The word "strategy" had only recently come into usage in modern Europe, and Clausewitz's definition is quite narrow: "the use of engagements for the object of war". Clausewitz conceived of war as a political, social, and military phenomenon which might—depending on circumstances—involve the entire population of a political entity at war. In any case, Clausewitz saw military force as an instrument that states and other political actors use to pursue the ends of their policy, in a dialectic between opposing wills, each with the aim of imposing his policies and will upon his enemy.
Clausewitz's emphasis on the inherent superiority of the defense suggests that habitual aggressors are likely to end up as failures. The inherent superiority of the defense obviously does not mean that the defender will always win, however: there are other asymmetries to be considered. He was interested in co-operation between the regular army and militia or partisan forces, or citizen soldiers, as one possible—sometimes the only—method of defense. In the circumstances of the Wars of the French Revolution and those with Napoleon, which were energised by a rising spirit of nationalism, he emphasised the need for states to involve their entire populations in the conduct of war. This point is especially important, as these wars demonstrated that such energies could be of decisive importance and for a time led to a democratisation of the armed forces much as universal suffrage democratised politics.

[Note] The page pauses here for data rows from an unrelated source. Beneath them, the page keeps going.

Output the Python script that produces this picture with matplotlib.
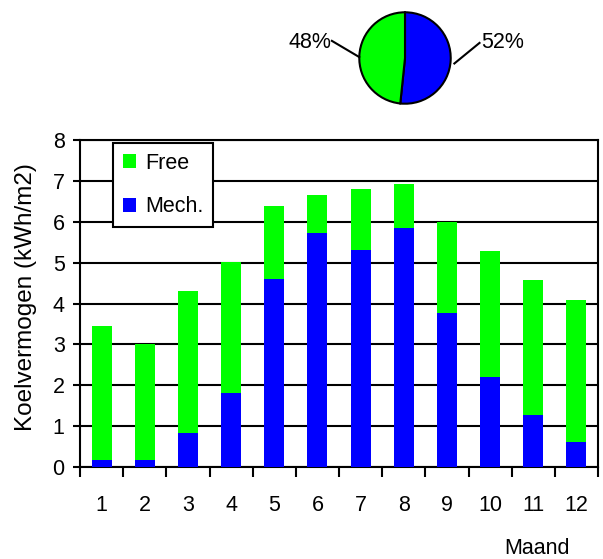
import matplotlib
matplotlib.use("Agg")
import matplotlib.pyplot as plt
import numpy as np

plt.rcParams['font.family'] = ['Liberation Sans', 'DejaVu Sans']

months = ['1', '2', '3', '4', '5', '6', '7', '8', '9', '10', '11', '12']
mech = [0.17, 0.17, 0.83, 1.81, 4.59, 5.73, 5.31, 5.84, 3.77, 2.19, 1.26, 0.61]
total = [3.45, 3.00, 4.30, 5.02, 6.38, 6.65, 6.81, 6.93, 6.00, 5.29, 4.58, 4.09]
free = [t - m for t, m in zip(total, mech)]
pie_labels = ['52%', '48%']
yticks = [0, 1, 2, 3, 4, 5, 6, 7, 8]

GREEN = '#00FF00'
BLUE = '#0000FF'
FS = 15.5

W, H = 603, 559
fig = plt.figure(figsize=(W / 100, H / 100), dpi=100)

# Main bar chart
ax = fig.add_axes([80 / W, 1 - 467 / H, 518 / W, 327 / H])
x = np.arange(1, len(months) + 1)
ax.bar(x, mech, width=0.46, color=BLUE, label='Mech.', zorder=3)
ax.bar(x, free, bottom=mech, width=0.46, color=GREEN, label='Free', zorder=3)
ax.set_xlim(0.5, 12.5)
ax.set_ylim(0, 8)
ax.set_yticks(yticks)
ax.set_yticklabels([str(v) for v in yticks], fontsize=FS)
ax.yaxis.grid(True, color='black', linewidth=1.5, zorder=1)
ax.set_axisbelow(True)
ax.set_xticks(np.arange(0.5, 13, 1))
ax.set_xticklabels([])
ax.set_xticks(x, minor=True)
ax.set_xticklabels(months, minor=True, fontsize=FS)
ax.tick_params(axis='x', which='major', direction='out', length=7, width=1.5)
ax.tick_params(axis='x', which='minor', length=0, pad=20)
ax.tick_params(axis='y', direction='out', length=5, width=1.5, pad=6)
for s in ax.spines.values():
    s.set_linewidth(1.5)
    s.set_color('black')
ax.set_ylabel('Koelvermogen (kWh/m2)', fontsize=17.5, va='center')
ax.yaxis.set_label_coords(-54 / 518, (467 - 297) / 327)

handles, labels = ax.get_legend_handles_labels()
leg = ax.legend(handles[::-1], labels[::-1], loc='upper left',
                bbox_to_anchor=(113 / W, 1 - 143 / H), bbox_transform=fig.transFigure,
                fontsize=FS, frameon=True, fancybox=False, edgecolor='black', framealpha=1,
                handlelength=0.6, handleheight=0.6, labelspacing=1.05,
                handletextpad=0.45, borderpad=0.45, borderaxespad=0)
leg.get_frame().set_linewidth(1.5)

fig.text(537 / W, 1 - 548 / H, 'Maand', fontsize=FS, ha='center', va='center')

# Pie chart
pax = fig.add_axes([357 / W, 1 - 106 / H, 96 / W, 96 / H])
pax.pie([sum(mech), sum(free)], colors=[BLUE, GREEN], startangle=90, counterclock=False,
        wedgeprops=dict(edgecolor='black', linewidth=1.5))
pax.set_xlim(-1.05, 1.05)
pax.set_ylim(-1.05, 1.05)
pax.plot([-1.6, -1.0], [0.375, 0.02], color='black', lw=1.5, clip_on=False)
pax.plot([1.08, 1.63], [-0.12, 0.33], color='black', lw=1.5, clip_on=False)
pax.text(-1.62, 0.33, pie_labels[1], fontsize=FS, ha='right', va='center')
pax.text(1.66, 0.33, pie_labels[0], fontsize=FS, ha='left', va='center')

fig.savefig('out.png', dpi=100)
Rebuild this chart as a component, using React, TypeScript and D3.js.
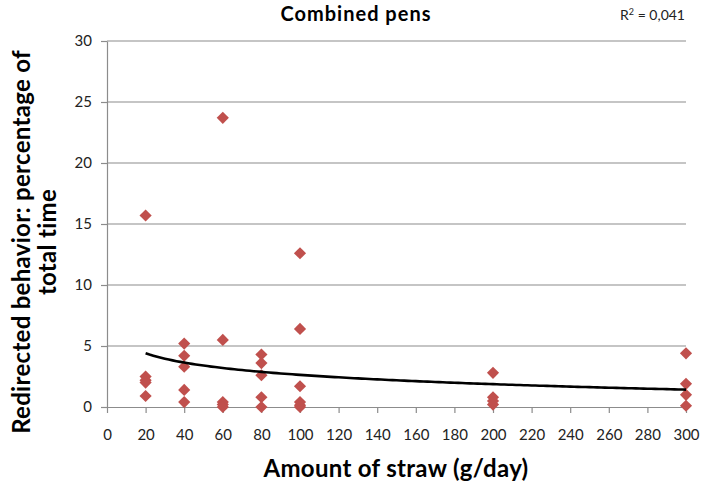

While Clausewitz was intensely aware of the value of intelligence at all levels, he was also very skeptical of the accuracy of much military intelligence: "Many intelligence reports in war are contradictory; even more are false, and most are uncertain.... In short, most intelligence is false." This circumstance is generally described as part of the fog of war. Such skeptical comments apply only to intelligence at the tactical and operational levels; at the strategic and political levels he constantly stressed the requirement for the best possible understanding of what today would be called strategic and political intelligence. His conclusions were influenced by his experiences in the Prussian Army, which was often in an intelligence fog due partly to the superior abilities of Napoleon's system but even more simply to the nature of war. Clausewitz acknowledges that friction creates enormous difficulties for the realization of any plan, and the fog of war hinders commanders from knowing what is happening. It is precisely in the context of this challenge that he develops the concept of military genius''', evidenced above all in the execution of operations. 'Military genius' is not simply a matter of intellect, but a combination of qualities of intellect, experience, personality, and temperament that create a very highly developed mental aptitude for the waging of war.